Discussion in 'Forex Trading' started by nooty, Aug 28, 2008.

1. ### nooty

I'm sort of confused when I see a list of currency prices..

For example, take todays rate of the Bahraini Dinar.

1 USD = 0.37717 BD

1 BD = 2.6513

These rates are the London midmarket rates, right?

The Bahraini Dinar is pegged to the USD at 1 USD = 0.37600.

So can somebody explain why it fluctuates?

Also, when banks change dinars to US Dollars, and vice versa, for us, the rates are also different. What do they do exactly?

2. ### QuoteT_Brent

Hey Nooty,

The relationship between pairs is inverted.
So for the USD vs BD:
1 USD = 1/BD
1 BD = 1/USD

In otherwords:

1/.37717 = 2.6513
1/2.6513 = .37717

3. ### nooty

I know but I mean why doesnt it stay at .37600, why does it fluctuate

4. ### BigFunky

Presumably because of interest rate differentials. If the interest rates in Bahrain were higher than the US, and you were to use US dollars to buy Bahraini dinars and put them in the bank in Bahrain, you would earn more interest than if you put your US dollars in a US bank.

In the case of a forex transaction thorugh a broker you are basically borrowing one currency to buy another currency. If you were to borrow US dollars at a low interest rate to buy Bahraini dinars at a high interest rate, and the exchange rate was fixed, you would get a 'guaranteed' profit from the difference between the lending interest rate and the deposit interest rate (assuming that rate is actually positive).

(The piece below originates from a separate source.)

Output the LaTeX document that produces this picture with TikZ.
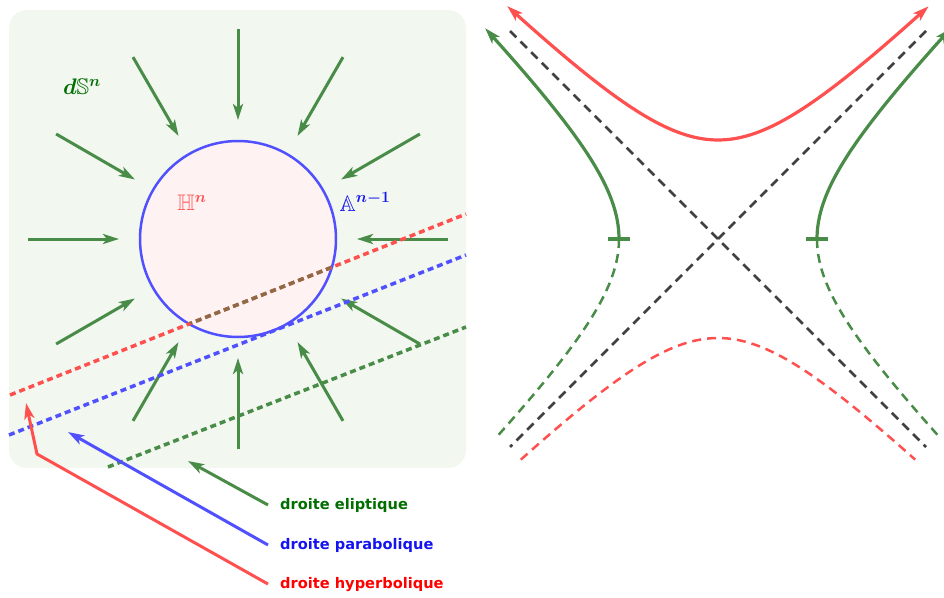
\documentclass[tikz,border=0pt]{standalone}
\usepackage{fix-cm}
\usepackage{amsmath,amssymb}
\usepackage{fontspec}
\newfontfamily\lblfont{DejaVu Sans}
\usetikzlibrary{arrows.meta,calc}
\definecolor{bggreen}{RGB}{242,247,240}
\definecolor{pinkfill}{RGB}{255,242,242}
\definecolor{agreen}{RGB}{72,140,72}
\definecolor{ared}{RGB}{255,80,80}
\definecolor{ablue}{RGB}{80,80,255}
\definecolor{abrown}{RGB}{140,108,70}
\definecolor{agrey}{RGB}{64,64,64}
\definecolor{tgreen}{RGB}{0,110,0}
\definecolor{tblue}{RGB}{20,20,240}
\definecolor{tred}{RGB}{255,0,0}
\tikzset{
  arrowtipped/.style={-{Stealth[length=16pt,width=10pt,inset=4pt]}},
  garrow/.style={arrowtipped, draw=agreen, line width=3pt},
  ldash/.style={line width=3.5pt, dash pattern=on 6pt off 4pt},
  rdash/.style={line width=2.5pt, dash pattern=on 9pt off 6pt},
  rsolid/.style={line width=3.2pt},
  lbl/.style={font=\lblfont\bfseries\fontsize{14.6}{17}\selectfont, inner sep=0pt, anchor=base west},
  mlbl/.style={font=\fontsize{22.5}{27}\selectfont\boldmath, inner sep=0pt}
}
\begin{document}
\begin{tikzpicture}[x=1pt,y=-1pt]
\useasboundingbox (0,0) rectangle (944,597);
% ---------- left panel ----------
\fill[bggreen, rounded corners=18pt] (9,10) rectangle (466,468);
\coordinate (c) at (238,239);
\node[circle, draw=ablue, fill=pinkfill, line width=2.5pt, minimum size=196pt, inner sep=0pt] (disk) at (c) {};
\foreach \a in {0,30,...,330}
  \draw[garrow] ($(c)+(\a:210)$) -- ($(c)+(\a:119)$);
\node[mlbl, text=tgreen] (dS) at (82,87) {$d\mathbb{S}^{n}$};
\node[mlbl, text=ared] (Hn) at (192,203) {$\mathbb{H}^{n}$};
\node[mlbl, text=tblue] (An) at (365,202) {$\mathbb{A}^{n-1}$};
% dashed lines
\coordinate (r1) at (10,395); \coordinate (r2) at (466,214);
\coordinate (b1) at (9,435);  \coordinate (b2) at (466,255);
\coordinate (g1) at (108,467); \coordinate (g2) at (466,327);
\draw[ldash, draw=ared] (r1) -- (r2);
\begin{scope}
  \clip (c) circle[radius=97];
  \draw[ldash, draw=abrown] (r1) -- (r2);
\end{scope}
\draw[ldash, draw=ablue] (b1) -- (b2);
\draw[ldash, draw=agreen] (g1) -- (g2);
% legend
\node[lbl, text=tgreen] (le) at (280,509) {droite eliptique};
\node[lbl, text=tblue] (lp) at (280,549) {droite parabolique};
\node[lbl, text=tred] (lh) at (280,588) {droite hyperbolique};
\coordinate (pe) at (188,461);
\coordinate (pp) at (68,432);
\coordinate (ph) at (26,403);
\coordinate (bend) at (37,454);
\draw[arrowtipped, draw=agreen, line width=3pt] ([xshift=-12pt]le.west) -- (pe);
\draw[arrowtipped, draw=ablue, line width=3pt] ([xshift=-12pt]lp.west) -- (pp);
\draw[arrowtipped, draw=ared, line width=3pt] ([xshift=-12pt]lh.west) -- (bend) -- (ph);
% ---------- right panel ----------
\begin{scope}[shift={(718,239)}]
  \coordinate (o) at (0,0);
  \draw[rdash, draw=agrey] (-208,-208) -- (208,208);
  \draw[rdash, draw=agrey] (208,-208) -- (-208,208);
  % red hyperbola
  \draw[rsolid, draw=ared, {Stealth[length=16pt,width=10pt,inset=4pt]}-{Stealth[length=16pt,width=10pt,inset=4pt]}]
    plot[domain=-1.5:1.5, samples=80, variable=\t] ({99*sinh(\t)},{-99*cosh(\t)});
  \draw[rdash, draw=ared] plot[domain=-1.44:1.44, samples=80, variable=\t] ({99*sinh(\t)},{99*cosh(\t)});
  % green hyperbola
  \draw[rsolid, draw=agreen, {Stealth[length=16pt,width=10pt,inset=4pt]}-]
    plot[domain=-1.5:0, samples=60, variable=\t] ({-99*cosh(\t)},{99*sinh(\t)});
  \draw[rsolid, draw=agreen, {Stealth[length=16pt,width=10pt,inset=4pt]}-]
    plot[domain=-1.5:0, samples=60, variable=\t] ({99*cosh(\t)},{99*sinh(\t)});
  \draw[rdash, draw=agreen] plot[domain=0:1.444, samples=60, variable=\t] ({-99*cosh(\t)},{99*sinh(\t)});
  \draw[rdash, draw=agreen] plot[domain=0:1.444, samples=60, variable=\t] ({99*cosh(\t)},{99*sinh(\t)});
  \draw[rsolid, draw=agreen] (-110,0) -- (-88,0);
  \draw[rsolid, draw=agreen] (88,0) -- (110,0);
\end{scope}
\end{tikzpicture}
\end{document}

Accordingly the exchange rate you are offered takes this into account, because nobody wants you to get free money. So the fluctuations result from changes in actual interest rates, and the perceived potential for changes in interest rates.

5. ### nooty

I thought it was about supply/demand? Doesnt the Bahraini Central Bank buy/sell Bahraini Dinars to maintain the peg?

6. ### BigFunky

Sure, possibly that's it depending on how the central bank maintains the fixed rate. If it does so by buying and selling on the open market rather than by restricting how and by whom the currency is traded.